Ruhige Erzählungen sind es, die in dieser Anthologie versammelt sind. Geschichten, die, wie der Buchtitel verheißt, Abschied zum Thema haben. Abschiede finden in vielfältigen Formen statt, durch Trennung, Verlassenwerden, durch Streit oder Auseinanderleben, durch Tod.
Bernhard Schlink lässt sich Zeit, seine Geschichten zu entwickeln, er erzählt aus dem Leben seiner Figuren, zu denen er seltsam distanziert zu sein scheint. Was auch durch die fast immer fehlende Verwendung von Namen zum Ausdruck kommt, meist handeln in den Erzählungen ein Er oder eine Sie.
Überhaupt wird viel erzählt, viel zurückgeblickt, meist sind die Protagonisten im und am Leben gereift, schauen zurück auf ihr vergangenes Ich, auf die, denen sie begegnet sind und von denen sie sich verabschiedet haben. Dabei führen die Charaktere durchaus den Abschied auch mal selbst herbei, vielleicht sogar durch drastische Mittel.

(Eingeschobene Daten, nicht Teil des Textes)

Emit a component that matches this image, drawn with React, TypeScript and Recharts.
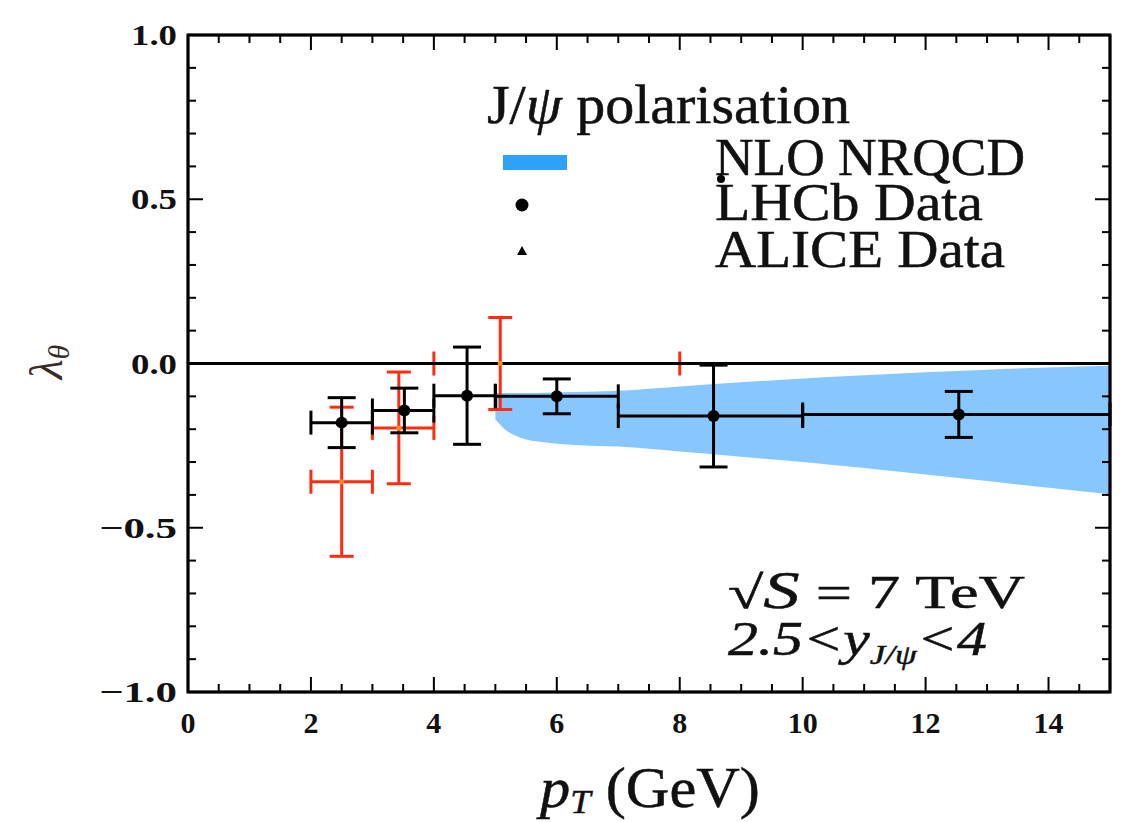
import React from 'react';
import { ComposedChart, Area, Scatter, ErrorBar, XAxis, YAxis, ReferenceArea } from 'recharts';

// NLO NRQCD band (lower / upper edge)
const bandX = [5.0, 5.15, 5.4, 5.8, 6.3, 7, 8, 9, 10, 11, 12, 13, 14, 15];
const bandLow = [-0.17, -0.2, -0.225, -0.24, -0.248, -0.253, -0.268, -0.284, -0.3, -0.318, -0.338, -0.358, -0.378, -0.398];
const bandHigh = [-0.09, -0.09, -0.09, -0.089, -0.087, -0.083, -0.07, -0.057, -0.046, -0.036, -0.027, -0.019, -0.012, -0.007];

// LHCb data
const lhcbX = [2.5, 3.52, 4.54, 6.0, 8.55, 12.54];
const lhcbY = [-0.18, -0.143, -0.098, -0.1, -0.16, -0.155];
const lhcbYErr = [0.076, 0.068, 0.148, 0.053, 0.155, 0.07];
const lhcbBinLow = [2, 3, 4, 5, 7, 10];
const lhcbBinHigh = [3, 4, 5, 7, 10, 15];

// ALICE data
const aliceX = [2.5, 3.43, 5.08];
const aliceY = [-0.36, -0.196, 0.0];
const aliceYErr = [0.227, 0.17, 0.14];
const aliceBinLow = [2, 3, 4];
const aliceBinHigh = [3, 4, 8];

// zero line
const zeroLineX = [0, 15];
const zeroLineY = [0, 0];

// ticks
const xMajorTicks = [0, 2, 4, 6, 8, 10, 12, 14];
const xMinorTicks = [0.5, 1, 1.5, 2.5, 3, 3.5, 4.5, 5, 5.5, 6.5, 7, 7.5, 8.5, 9, 9.5, 10.5, 11, 11.5, 12.5, 13, 13.5, 14.5];
const yMajorTicks = [-1, -0.5, 0, 0.5, 1];
const yMinorTicks = [-0.9, -0.8, -0.7, -0.6, -0.4, -0.3, -0.2, -0.1, 0.1, 0.2, 0.3, 0.4, 0.6, 0.7, 0.8, 0.9];
const yTickLabels = ['\u22121.0', '\u22120.5', '0.0', '0.5', '1.0'];

const bandData = bandX.map((x, i) => ({ x, band: [bandLow[i], bandHigh[i]] }));
const lhcbData = lhcbX.map((x, i) => ({
  x,
  y: lhcbY[i],
  ey: lhcbYErr[i],
  ex: [x - lhcbBinLow[i], lhcbBinHigh[i] - x],
}));
const aliceData = aliceX.map((x, i) => ({
  x,
  y: aliceY[i],
  ey: aliceYErr[i],
  ex: [x - aliceBinLow[i], aliceBinHigh[i] - x],
}));
const zeroData = zeroLineX.map((x, i) => ({ x, y: zeroLineY[i] }));

const xTicks = [...xMajorTicks, ...xMinorTicks].sort((a, b) => a - b);
const yTicks = [...yMajorTicks, ...yMinorTicks].sort((a, b) => a - b);

const SERIF = '"Liberation Serif", "DejaVu Serif", serif';
const RED = '#ff2d0f';
const MAJ = 15;
const MIN = 8;

const BottomTick = (props: any) => {
  const { x, y, payload } = props;
  const major = xMajorTicks.includes(payload.value);
  return (
    <g>
      <line x1={x} x2={x} y1={y} y2={y - (major ? MAJ : MIN)} stroke="#000" strokeWidth={2} />
      {major && (
        <text x={x} y={y + 41} textAnchor="middle" fontFamily={SERIF} fontWeight="bold" fontSize={30} fill="#111">
          {payload.value}
        </text>
      )}
    </g>
  );
};
const TopTick = (props: any) => {
  const { x, y, payload } = props;
  const major = xMajorTicks.includes(payload.value);
  return <line x1={x} x2={x} y1={y} y2={y + (major ? MAJ : MIN)} stroke="#000" strokeWidth={2} />;
};
const LeftTick = (props: any) => {
  const { x, y, payload } = props;
  const idx = yMajorTicks.indexOf(payload.value);
  const major = idx >= 0;
  const label = major ? yTickLabels[idx] : '';
  return (
    <g>
      <line x1={x} x2={x + (major ? MAJ : MIN)} y1={y} y2={y} stroke="#000" strokeWidth={2} />
      {major && (
        <text
          x={x - 11}
          y={y + 10}
          textAnchor="end"
          fontFamily={SERIF}
          fontWeight="bold"
          fontSize={30}
          fill="#111"
          textLength={label.length > 3 ? 78 : 46}
          lengthAdjust="spacingAndGlyphs"
        >
          {label}
        </text>
      )}
    </g>
  );
};
const RightTick = (props: any) => {
  const { x, y, payload } = props;
  const major = yMajorTicks.includes(payload.value);
  return <line x1={x} x2={x - (major ? MAJ : MIN)} y1={y} y2={y} stroke="#000" strokeWidth={2} />;
};

const LhcbDot = (p: any) => <circle cx={p.cx} cy={p.cy} r={6} fill="#000" />;
const AliceDot = (p: any) => <circle cx={p.cx} cy={p.cy} r={2.5} fill="#ff8a1a" />;
const NoDot = () => <g />;

const textInk = { fill: '#111', stroke: '#111', strokeWidth: 0.5 };

export default function App() {
  return (
    <div style={{ position: 'absolute', left: 0, top: 0, width: 1132, height: 822, background: '#fff' }}>
      <ComposedChart
        width={1132}
        height={822}
        data={bandData}
        margin={{ top: 34, right: 21, bottom: 0, left: 0 }}
      >
        <XAxis
          xAxisId={0}
          dataKey="x"
          type="number"
          domain={[0, 15]}
          ticks={xTicks}
          interval={0}
          tick={<BottomTick />}
          tickLine={false}
          tickSize={0}
          tickMargin={0}
          height={130}
          axisLine={{ stroke: '#000', strokeWidth: 2.5 }}
          allowDataOverflow
        />
        <XAxis
          xAxisId="top"
          orientation="top"
          dataKey="x"
          type="number"
          domain={[0, 15]}
          ticks={xTicks}
          interval={0}
          tick={<TopTick />}
          tickLine={false}
          tickSize={0}
          tickMargin={0}
          height={1}
          axisLine={{ stroke: '#000', strokeWidth: 2.5 }}
          allowDataOverflow
        />
        <YAxis
          yAxisId={0}
          type="number"
          domain={[-1, 1]}
          ticks={yTicks}
          interval={0}
          tick={<LeftTick />}
          tickLine={false}
          tickSize={0}
          tickMargin={0}
          width={188}
          axisLine={{ stroke: '#000', strokeWidth: 2.5 }}
          allowDataOverflow
        />
        <YAxis
          yAxisId="right"
          orientation="right"
          type="number"
          domain={[-1, 1]}
          ticks={yTicks}
          interval={0}
          tick={<RightTick />}
          tickLine={false}
          tickSize={0}
          tickMargin={0}
          width={1}
          axisLine={{ stroke: '#000', strokeWidth: 2.5 }}
          allowDataOverflow
        />
        <Area
          dataKey="band"
          type="monotone"
          stroke="none"
          fill="#88c7fd"
          fillOpacity={1}
          isAnimationActive={false}
          dot={false}
          activeDot={false}
        />
        {/* binds the mirrored top/right axes so their ticks are drawn */}
        <Scatter
          data={zeroData}
          dataKey="y"
          xAxisId="top"
          yAxisId="right"
          shape={<NoDot />}
          isAnimationActive={false}
        />
        <Scatter data={aliceData} dataKey="y" shape={<NoDot />} isAnimationActive={false}>
          <ErrorBar dataKey="ex" direction="x" width={12} stroke={RED} strokeWidth={3} isAnimationActive={false} />
        </Scatter>
        <Scatter
          data={zeroData}
          dataKey="y"
          shape={<NoDot />}
          line={{ stroke: '#000', strokeWidth: 3 }}
          isAnimationActive={false}
        />
        <Scatter data={aliceData} dataKey="y" shape={<AliceDot />} isAnimationActive={false}>
          <ErrorBar dataKey="ey" direction="y" width={12} stroke={RED} strokeWidth={3} isAnimationActive={false} />
        </Scatter>
        <Scatter data={lhcbData} dataKey="y" shape={<LhcbDot />} isAnimationActive={false}>
          <ErrorBar dataKey="ex" direction="x" width={12} stroke="#000" strokeWidth={3} isAnimationActive={false} />
          <ErrorBar dataKey="ey" direction="y" width={14} stroke="#000" strokeWidth={3} isAnimationActive={false} />
        </Scatter>
        <ReferenceArea x1={0} x2={15} y1={-1} y2={1} fill="none" stroke="#000" strokeWidth={3} />
      </ComposedChart>
      <svg
        width={1132}
        height={822}
        style={{ position: 'absolute', left: 0, top: 0, pointerEvents: 'none' }}
      >
        {/* legend */}
        <text x={487} y={123} fontFamily={SERIF} fontSize={54} {...textInk} textLength={363} lengthAdjust="spacingAndGlyphs">
          J/<tspan fontStyle="italic">ψ</tspan> polarisation
        </text>
        <rect x={503} y={155} width={64} height={15} fill="#2ea2fb" />
        <circle cx={522} cy={205} r={6.5} fill="#000" />
        <polygon points="522,246 517,255 527,255" fill="#000" />
        <text x={715} y={175} fontFamily={SERIF} fontSize={52} {...textInk} textLength={310} lengthAdjust="spacingAndGlyphs">
          NLO NRQCD
        </text>
        <circle cx={721} cy={179} r={4} fill="#000" />
        <text x={715} y={220} fontFamily={SERIF} fontSize={52} {...textInk} textLength={268} lengthAdjust="spacingAndGlyphs">
          LHCb Data
        </text>
        <text x={715} y={267} fontFamily={SERIF} fontSize={52} {...textInk} textLength={290} lengthAdjust="spacingAndGlyphs">
          ALICE Data
        </text>
        {/* annotation */}
        <text x={728} y={608} fontFamily={SERIF} fontSize={46} {...textInk} textLength={297} lengthAdjust="spacingAndGlyphs">
          √<tspan fontStyle="italic" fontSize={52}>S</tspan> = 7 TeV
        </text>
        <text x={728} y={655} fontFamily={SERIF} fontSize={48} {...textInk} fontStyle="italic" textLength={259} lengthAdjust="spacingAndGlyphs">
          2.5&lt;y<tspan fontSize={28} dy={9}>J/ψ</tspan><tspan dy={-9}>&lt;4</tspan>
        </text>
        {/* axis labels */}
        <text x={540} y={807} fontFamily={SERIF} fontSize={56} {...textInk} textLength={220} lengthAdjust="spacingAndGlyphs">
          <tspan fontStyle="italic">p</tspan>
          <tspan fontStyle="italic" fontSize={34} dy={6}>T</tspan>
          <tspan dy={-6}> (GeV)</tspan>
        </text>
        <text transform="translate(62,362) rotate(-90)" textAnchor="middle" fontFamily={SERIF} fontSize={46} fill="#3a2a28">
          <tspan fontStyle="italic">λ</tspan>
          <tspan fontStyle="italic" fontSize={30} dy={7}>θ</tspan>
        </text>
      </svg>
    </div>
  );
}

In der Erzählung „Picknick mit Anna“ geht es um die Beziehung des Protagonisten zu einem Nachbarsmädchen. Dieses Mädchen, Tochter des Hausmeisters, begleitet er von frühester Kindheit an, erst als stiller Beobachter, später als Lehrer, Mentor. Er, auch hier erfahren wir keinen Namen, führt sie hin zu Kunst, Literatur und klassischer Musik. Sie ersetzt ihm Familie, eigene Kinder, Partnerin. „Es war auch nicht nur ein Spiel. Als sie fünfzehn, sechzehn war, waren wir einander so vertraut, wie man einander über die Grenze der Generationen nur vertraut sein kann.“ (S. 43). Es kommt aber der Moment, wo sie lieber mit Gleichaltrigen, mit Freunden zusammen ist. So spitzt es sich langsam, aber dramatisch zu und die Katastrophe geschieht.
Die Art, wie diese Beziehung geschildert wird, sorgt bei der Leserin für Gänsehaut. Die manische Besessenheit des Protagonisten von diesem Mädchen verstört sehr. Und gleichzeitig, durch die Wahl eines Ich-Erzählers ist man nah an, ja geradezu in dem Protagonisten und muss sein Verhalten, seine Gefühle teilen. Gefühle, die er komplett ausblendet, vor sich selbst leugnet und die doch unaufhaltsam zum endgültigen Abschied führen.
In anderen Geschichten Schlinks geht es um Verrat, Untreue und auch um Sprachlosigkeit. Vieles bleibt in den Beziehungen, um die sich die Erzählungen drehen, ungesagt. Auch das ein häufiger Grund, Abschied zu nehmen.
Bernhard Schlink schreibt über Vergangenes, Unwiederbringliches, über Verlust und Trauer, aber auch über Mut, Mut zu Veränderung. Denn Abschied ist immer auch Veränderung. Dabei schaut Schlink hinter die Fassaden, hinter die Gesichter, beleuchtet das, was nicht offensichtlich, aber was spürbar ist im Menschlichen.
Eine Sammlung von Erzählungen, die verstören und gleichzeitig erfreuen, die erschüttern und gleichzeitig beruhigen.